→ Short problem:
Without including any images, repeat the data exactly.

→ Data lines:

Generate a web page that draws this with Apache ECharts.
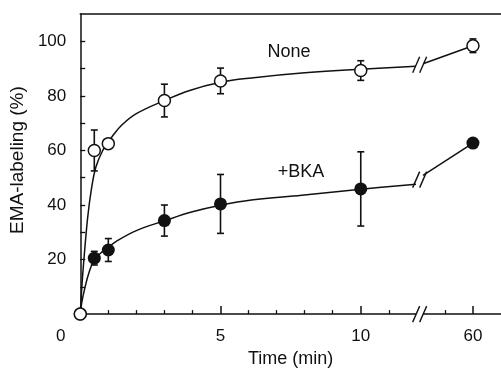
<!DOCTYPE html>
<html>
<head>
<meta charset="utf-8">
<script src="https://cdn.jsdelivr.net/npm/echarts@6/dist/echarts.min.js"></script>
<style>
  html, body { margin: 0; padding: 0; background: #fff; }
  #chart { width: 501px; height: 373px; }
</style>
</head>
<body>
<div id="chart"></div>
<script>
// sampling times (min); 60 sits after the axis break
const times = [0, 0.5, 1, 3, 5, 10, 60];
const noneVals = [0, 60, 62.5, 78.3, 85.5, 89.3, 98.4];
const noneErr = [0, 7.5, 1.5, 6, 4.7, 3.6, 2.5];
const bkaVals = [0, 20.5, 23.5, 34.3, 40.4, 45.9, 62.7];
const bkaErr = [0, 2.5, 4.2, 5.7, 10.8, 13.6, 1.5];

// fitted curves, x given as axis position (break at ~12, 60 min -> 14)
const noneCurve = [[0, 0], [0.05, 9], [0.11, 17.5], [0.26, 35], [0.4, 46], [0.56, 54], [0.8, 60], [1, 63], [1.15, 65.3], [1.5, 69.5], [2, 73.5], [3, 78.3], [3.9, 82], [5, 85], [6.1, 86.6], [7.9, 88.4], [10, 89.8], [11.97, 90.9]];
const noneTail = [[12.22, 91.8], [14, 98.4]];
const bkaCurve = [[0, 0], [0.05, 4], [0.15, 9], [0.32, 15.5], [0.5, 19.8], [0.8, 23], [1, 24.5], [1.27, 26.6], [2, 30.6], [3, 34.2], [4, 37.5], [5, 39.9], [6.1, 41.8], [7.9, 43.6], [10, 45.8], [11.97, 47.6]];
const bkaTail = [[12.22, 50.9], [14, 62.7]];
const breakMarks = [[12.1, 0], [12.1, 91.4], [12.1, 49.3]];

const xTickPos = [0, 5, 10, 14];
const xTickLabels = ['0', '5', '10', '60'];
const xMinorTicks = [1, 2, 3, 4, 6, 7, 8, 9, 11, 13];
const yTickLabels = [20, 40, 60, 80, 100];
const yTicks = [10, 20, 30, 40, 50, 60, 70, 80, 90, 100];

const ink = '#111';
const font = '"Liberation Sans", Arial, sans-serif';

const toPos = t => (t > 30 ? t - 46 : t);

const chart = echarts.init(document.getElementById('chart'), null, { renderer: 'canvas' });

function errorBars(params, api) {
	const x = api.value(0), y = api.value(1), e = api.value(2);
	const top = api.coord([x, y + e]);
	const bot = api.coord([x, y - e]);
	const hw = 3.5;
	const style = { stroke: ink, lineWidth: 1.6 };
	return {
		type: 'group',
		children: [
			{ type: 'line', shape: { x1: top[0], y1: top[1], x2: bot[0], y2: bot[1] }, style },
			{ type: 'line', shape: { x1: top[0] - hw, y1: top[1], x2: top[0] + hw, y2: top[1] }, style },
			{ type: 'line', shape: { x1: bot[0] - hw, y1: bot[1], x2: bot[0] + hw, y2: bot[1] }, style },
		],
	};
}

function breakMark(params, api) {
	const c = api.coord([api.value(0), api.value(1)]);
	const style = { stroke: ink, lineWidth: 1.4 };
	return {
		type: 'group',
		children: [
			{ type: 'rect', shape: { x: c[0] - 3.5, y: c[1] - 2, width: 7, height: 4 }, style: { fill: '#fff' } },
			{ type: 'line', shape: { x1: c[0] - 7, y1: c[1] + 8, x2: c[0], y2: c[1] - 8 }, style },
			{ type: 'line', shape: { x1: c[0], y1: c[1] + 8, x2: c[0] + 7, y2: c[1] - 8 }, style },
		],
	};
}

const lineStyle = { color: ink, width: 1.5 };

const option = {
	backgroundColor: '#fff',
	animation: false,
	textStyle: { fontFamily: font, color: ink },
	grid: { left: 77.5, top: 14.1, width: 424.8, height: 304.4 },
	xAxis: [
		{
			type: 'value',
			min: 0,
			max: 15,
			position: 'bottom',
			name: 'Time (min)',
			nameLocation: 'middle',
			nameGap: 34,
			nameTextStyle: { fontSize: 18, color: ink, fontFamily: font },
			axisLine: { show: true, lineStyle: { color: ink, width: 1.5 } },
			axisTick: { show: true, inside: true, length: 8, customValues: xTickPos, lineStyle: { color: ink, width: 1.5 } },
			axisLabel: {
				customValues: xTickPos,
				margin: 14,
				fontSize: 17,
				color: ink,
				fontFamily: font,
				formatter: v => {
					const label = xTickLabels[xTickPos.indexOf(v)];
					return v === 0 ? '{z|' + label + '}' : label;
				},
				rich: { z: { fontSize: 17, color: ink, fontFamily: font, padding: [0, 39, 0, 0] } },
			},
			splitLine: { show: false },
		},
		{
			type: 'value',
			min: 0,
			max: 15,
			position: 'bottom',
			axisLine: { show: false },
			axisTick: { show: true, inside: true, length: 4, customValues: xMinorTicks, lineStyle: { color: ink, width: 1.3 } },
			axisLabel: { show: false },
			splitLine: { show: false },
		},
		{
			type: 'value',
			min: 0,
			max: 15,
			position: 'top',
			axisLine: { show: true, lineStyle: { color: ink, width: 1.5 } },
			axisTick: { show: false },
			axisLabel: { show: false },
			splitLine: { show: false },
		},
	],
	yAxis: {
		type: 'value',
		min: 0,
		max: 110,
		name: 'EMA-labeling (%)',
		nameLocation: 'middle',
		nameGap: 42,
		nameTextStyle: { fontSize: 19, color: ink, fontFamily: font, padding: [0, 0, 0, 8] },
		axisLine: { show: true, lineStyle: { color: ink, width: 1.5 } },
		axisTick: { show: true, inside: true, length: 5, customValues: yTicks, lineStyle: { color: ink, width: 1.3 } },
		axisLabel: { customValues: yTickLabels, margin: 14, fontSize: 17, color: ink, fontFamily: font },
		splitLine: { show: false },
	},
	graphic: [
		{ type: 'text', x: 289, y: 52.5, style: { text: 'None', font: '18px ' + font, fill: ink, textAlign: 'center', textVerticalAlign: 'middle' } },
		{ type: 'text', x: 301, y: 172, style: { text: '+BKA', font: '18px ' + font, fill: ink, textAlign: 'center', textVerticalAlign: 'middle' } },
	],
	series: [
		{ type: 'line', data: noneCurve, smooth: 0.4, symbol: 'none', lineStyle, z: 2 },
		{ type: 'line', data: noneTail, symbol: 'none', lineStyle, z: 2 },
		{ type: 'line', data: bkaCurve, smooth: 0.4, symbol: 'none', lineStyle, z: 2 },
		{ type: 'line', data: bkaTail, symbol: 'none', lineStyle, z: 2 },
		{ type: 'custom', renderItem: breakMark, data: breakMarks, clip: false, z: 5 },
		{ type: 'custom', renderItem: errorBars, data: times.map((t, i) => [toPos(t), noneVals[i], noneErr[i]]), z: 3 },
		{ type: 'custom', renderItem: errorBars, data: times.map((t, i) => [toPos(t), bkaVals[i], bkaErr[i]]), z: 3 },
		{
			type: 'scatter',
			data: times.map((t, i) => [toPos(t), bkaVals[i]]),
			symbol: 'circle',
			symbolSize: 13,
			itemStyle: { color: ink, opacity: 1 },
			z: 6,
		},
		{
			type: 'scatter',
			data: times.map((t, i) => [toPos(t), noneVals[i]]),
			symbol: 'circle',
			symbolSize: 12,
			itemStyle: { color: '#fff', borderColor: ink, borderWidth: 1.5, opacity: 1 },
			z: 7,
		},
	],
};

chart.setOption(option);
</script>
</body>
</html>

→ Written answer:
Generate a web page that draws this with Apache ECharts.
<!DOCTYPE html>
<html>
<head>
<meta charset="utf-8">
<script src="https://cdn.jsdelivr.net/npm/echarts@6/dist/echarts.min.js"></script>
<style>
  html, body { margin: 0; padding: 0; background: #fff; }
  #chart { width: 501px; height: 373px; }
</style>
</head>
<body>
<div id="chart"></div>
<script>
// sampling times (min); 60 sits after the axis break
const times = [0, 0.5, 1, 3, 5, 10, 60];
const noneVals = [0, 60, 62.5, 78.3, 85.5, 89.3, 98.4];
const noneErr = [0, 7.5, 1.5, 6, 4.7, 3.6, 2.5];
const bkaVals = [0, 20.5, 23.5, 34.3, 40.4, 45.9, 62.7];
const bkaErr = [0, 2.5, 4.2, 5.7, 10.8, 13.6, 1.5];

// fitted curves, x given as axis position (break at ~12, 60 min -> 14)
const noneCurve = [[0, 0], [0.05, 9], [0.11, 17.5], [0.26, 35], [0.4, 46], [0.56, 54], [0.8, 60], [1, 63], [1.15, 65.3], [1.5, 69.5], [2, 73.5], [3, 78.3], [3.9, 82], [5, 85], [6.1, 86.6], [7.9, 88.4], [10, 89.8], [11.97, 90.9]];
const noneTail = [[12.22, 91.8], [14, 98.4]];
const bkaCurve = [[0, 0], [0.05, 4], [0.15, 9], [0.32, 15.5], [0.5, 19.8], [0.8, 23], [1, 24.5], [1.27, 26.6], [2, 30.6], [3, 34.2], [4, 37.5], [5, 39.9], [6.1, 41.8], [7.9, 43.6], [10, 45.8], [11.97, 47.6]];
const bkaTail = [[12.22, 50.9], [14, 62.7]];
const breakMarks = [[12.1, 0], [12.1, 91.4], [12.1, 49.3]];

const xTickPos = [0, 5, 10, 14];
const xTickLabels = ['0', '5', '10', '60'];
const xMinorTicks = [1, 2, 3, 4, 6, 7, 8, 9, 11, 13];
const yTickLabels = [20, 40, 60, 80, 100];
const yTicks = [10, 20, 30, 40, 50, 60, 70, 80, 90, 100];

const ink = '#111';
const font = '"Liberation Sans", Arial, sans-serif';

const toPos = t => (t > 30 ? t - 46 : t);

const chart = echarts.init(document.getElementById('chart'), null, { renderer: 'canvas' });

function errorBars(params, api) {
	const x = api.value(0), y = api.value(1), e = api.value(2);
	const top = api.coord([x, y + e]);
	const bot = api.coord([x, y - e]);
	const hw = 3.5;
	const style = { stroke: ink, lineWidth: 1.6 };
	return {
		type: 'group',
		children: [
			{ type: 'line', shape: { x1: top[0], y1: top[1], x2: bot[0], y2: bot[1] }, style },
			{ type: 'line', shape: { x1: top[0] - hw, y1: top[1], x2: top[0] + hw, y2: top[1] }, style },
			{ type: 'line', shape: { x1: bot[0] - hw, y1: bot[1], x2: bot[0] + hw, y2: bot[1] }, style },
		],
	};
}

function breakMark(params, api) {
	const c = api.coord([api.value(0), api.value(1)]);
	const style = { stroke: ink, lineWidth: 1.4 };
	return {
		type: 'group',
		children: [
			{ type: 'rect', shape: { x: c[0] - 3.5, y: c[1] - 2, width: 7, height: 4 }, style: { fill: '#fff' } },
			{ type: 'line', shape: { x1: c[0] - 7, y1: c[1] + 8, x2: c[0], y2: c[1] - 8 }, style },
			{ type: 'line', shape: { x1: c[0], y1: c[1] + 8, x2: c[0] + 7, y2: c[1] - 8 }, style },
		],
	};
}

const lineStyle = { color: ink, width: 1.5 };

const option = {
	backgroundColor: '#fff',
	animation: false,
	textStyle: { fontFamily: font, color: ink },
	grid: { left: 77.5, top: 14.1, width: 424.8, height: 304.4 },
	xAxis: [
		{
			type: 'value',
			min: 0,
			max: 15,
			position: 'bottom',
			name: 'Time (min)',
			nameLocation: 'middle',
			nameGap: 34,
			nameTextStyle: { fontSize: 18, color: ink, fontFamily: font },
			axisLine: { show: true, lineStyle: { color: ink, width: 1.5 } },
			axisTick: { show: true, inside: true, length: 8, customValues: xTickPos, lineStyle: { color: ink, width: 1.5 } },
			axisLabel: {
				customValues: xTickPos,
				margin: 14,
				fontSize: 17,
				color: ink,
				fontFamily: font,
				formatter: v => {
					const label = xTickLabels[xTickPos.indexOf(v)];
					return v === 0 ? '{z|' + label + '}' : label;
				},
				rich: { z: { fontSize: 17, color: ink, fontFamily: font, padding: [0, 39, 0, 0] } },
			},
			splitLine: { show: false },
		},
		{
			type: 'value',
			min: 0,
			max: 15,
			position: 'bottom',
			axisLine: { show: false },
			axisTick: { show: true, inside: true, length: 4, customValues: xMinorTicks, lineStyle: { color: ink, width: 1.3 } },
			axisLabel: { show: false },
			splitLine: { show: false },
		},
		{
			type: 'value',
			min: 0,
			max: 15,
			position: 'top',
			axisLine: { show: true, lineStyle: { color: ink, width: 1.5 } },
			axisTick: { show: false },
			axisLabel: { show: false },
			splitLine: { show: false },
		},
	],
	yAxis: {
		type: 'value',
		min: 0,
		max: 110,
		name: 'EMA-labeling (%)',
		nameLocation: 'middle',
		nameGap: 42,
		nameTextStyle: { fontSize: 19, color: ink, fontFamily: font, padding: [0, 0, 0, 8] },
		axisLine: { show: true, lineStyle: { color: ink, width: 1.5 } },
		axisTick: { show: true, inside: true, length: 5, customValues: yTicks, lineStyle: { color: ink, width: 1.3 } },
		axisLabel: { customValues: yTickLabels, margin: 14, fontSize: 17, color: ink, fontFamily: font },
		splitLine: { show: false },
	},
	graphic: [
		{ type: 'text', x: 289, y: 52.5, style: { text: 'None', font: '18px ' + font, fill: ink, textAlign: 'center', textVerticalAlign: 'middle' } },
		{ type: 'text', x: 301, y: 172, style: { text: '+BKA', font: '18px ' + font, fill: ink, textAlign: 'center', textVerticalAlign: 'middle' } },
	],
	series: [
		{ type: 'line', data: noneCurve, smooth: 0.4, symbol: 'none', lineStyle, z: 2 },
		{ type: 'line', data: noneTail, symbol: 'none', lineStyle, z: 2 },
		{ type: 'line', data: bkaCurve, smooth: 0.4, symbol: 'none', lineStyle, z: 2 },
		{ type: 'line', data: bkaTail, symbol: 'none', lineStyle, z: 2 },
		{ type: 'custom', renderItem: breakMark, data: breakMarks, clip: false, z: 5 },
		{ type: 'custom', renderItem: errorBars, data: times.map((t, i) => [toPos(t), noneVals[i], noneErr[i]]), z: 3 },
		{ type: 'custom', renderItem: errorBars, data: times.map((t, i) => [toPos(t), bkaVals[i], bkaErr[i]]), z: 3 },
		{
			type: 'scatter',
			data: times.map((t, i) => [toPos(t), bkaVals[i]]),
			symbol: 'circle',
			symbolSize: 13,
			itemStyle: { color: ink, opacity: 1 },
			z: 6,
		},
		{
			type: 'scatter',
			data: times.map((t, i) => [toPos(t), noneVals[i]]),
			symbol: 'circle',
			symbolSize: 12,
			itemStyle: { color: '#fff', borderColor: ink, borderWidth: 1.5, opacity: 1 },
			z: 7,
		},
	],
};

chart.setOption(option);
</script>
</body>
</html>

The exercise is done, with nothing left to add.